Cabbage Seedpod Weevils

Cabbage Seedpod Weevils, if left unchecked, can reduce canola yields by 50%. Adult feeding on developing flower buds can cause them to abort, also known as “bud-blasting.” Larval feeding can destroy several, if not all, of the seeds within an individual pod. With the combination of damaged and developing seeds during pod-fill, pods will become misshapen or distorted and are subject to premature shattering. Therefore, scouting and being able to recognize adult CSPW’s is essential. Adults like many weevil species, have a prominent, curved snout with elbowed antennae. Two round black eyes at the base of the antennae make up the head. The entire body is covered with very fine white hairs. Hairs on the hard wing covers(elytra) form distinct lines. Overall color is ash-grey with the underside and legs a little lighter in color. They measure 3 to 4 mm.
Cabbage aphids.

Cabbage Aphids

Cabbage aphids are small green, gray with a white, waxy coating soft-bodied insect.

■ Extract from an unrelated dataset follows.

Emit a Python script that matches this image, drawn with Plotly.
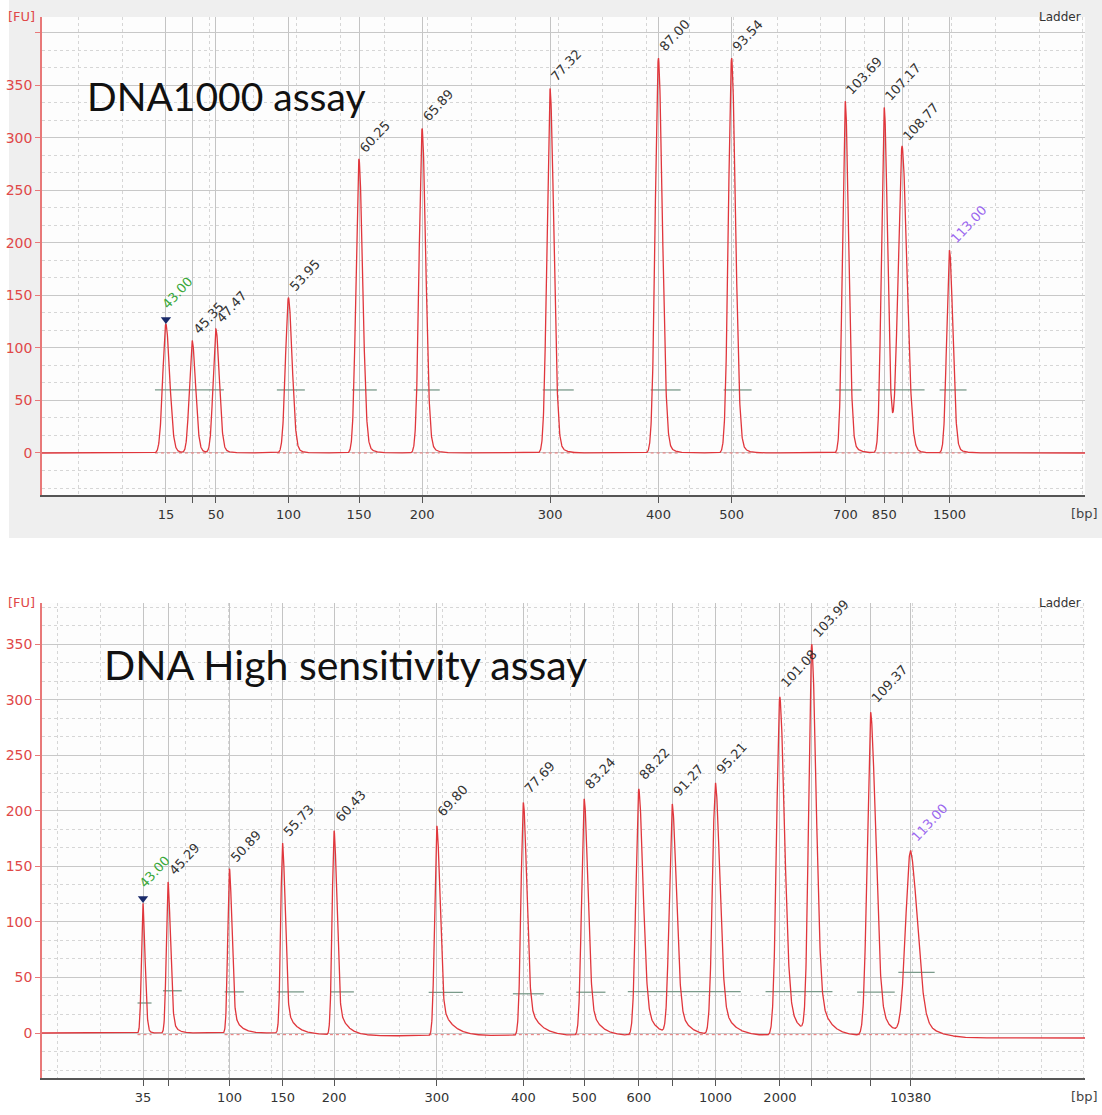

They can be distinguished from other insects by having 2 cornicles which are appendages at the rear-end of the abdomen which resemble “exhaust pipes”. They have piercing-sucking mouthparts and prefer to feed on the newest plant growth and thus are generally found in dense colonies at the tops of plants.  Large colonies can stunt or kill small plants.
Diamondback moth.

Diamondback Moths

Diamond back moths typically do not reach levels of economic concern. However, there have been outbreaks recorded of this pest causing many millions of dollars in lost revenue. Adults lay eggs on leaves of canola, usually during the rosette stage. Larvae or caterpillars are usually greenish to sometimes yellowish in color. They have a rounded-brownish head capsule and overall are “cigar-shaped” in appearance at maturity. Larvae can reach lengths of nearly 0.5 inches. Feeding damage can occur at leaf margins but typically larvae like to feed on the underside of leaves where they consume the lower leaf epidermis thereby leaving the upper cuticle. This damage is known as “window-paning” as one can see through the damaged portion of the leaf.
Grasshpoper on a plant.


Nymph and adult grasshoppers can be a problem during seedling emergence. During years of high populations, grasshoppers migrate into emerging stands and can devour entire cotyledons. Damage is usually limited to the field margins, but total stand loss there can occur. An economic threshold of 7 to 12 grasshoppers per square meter is recommended for treatment.
Lygus bug.

Tarnished Plant Bug

Tarnished plant bug (TPB) adults are approximately 5 mm (1/5 inches) in length, mottled, yellowish-to-reddish-brown in color and have a small triangle shape on their back. Feeding on flowers can cause flower abortion. Feeding during pod stages results in scarring, malformation and dimpling or pitting of the pods. Sap may ooze from the feeding sites on the pods, which increases the risk of pod disease development. TPB can also drill directly into the seed thereby reducing seed quality. Yield losses of up to 20% have been observed.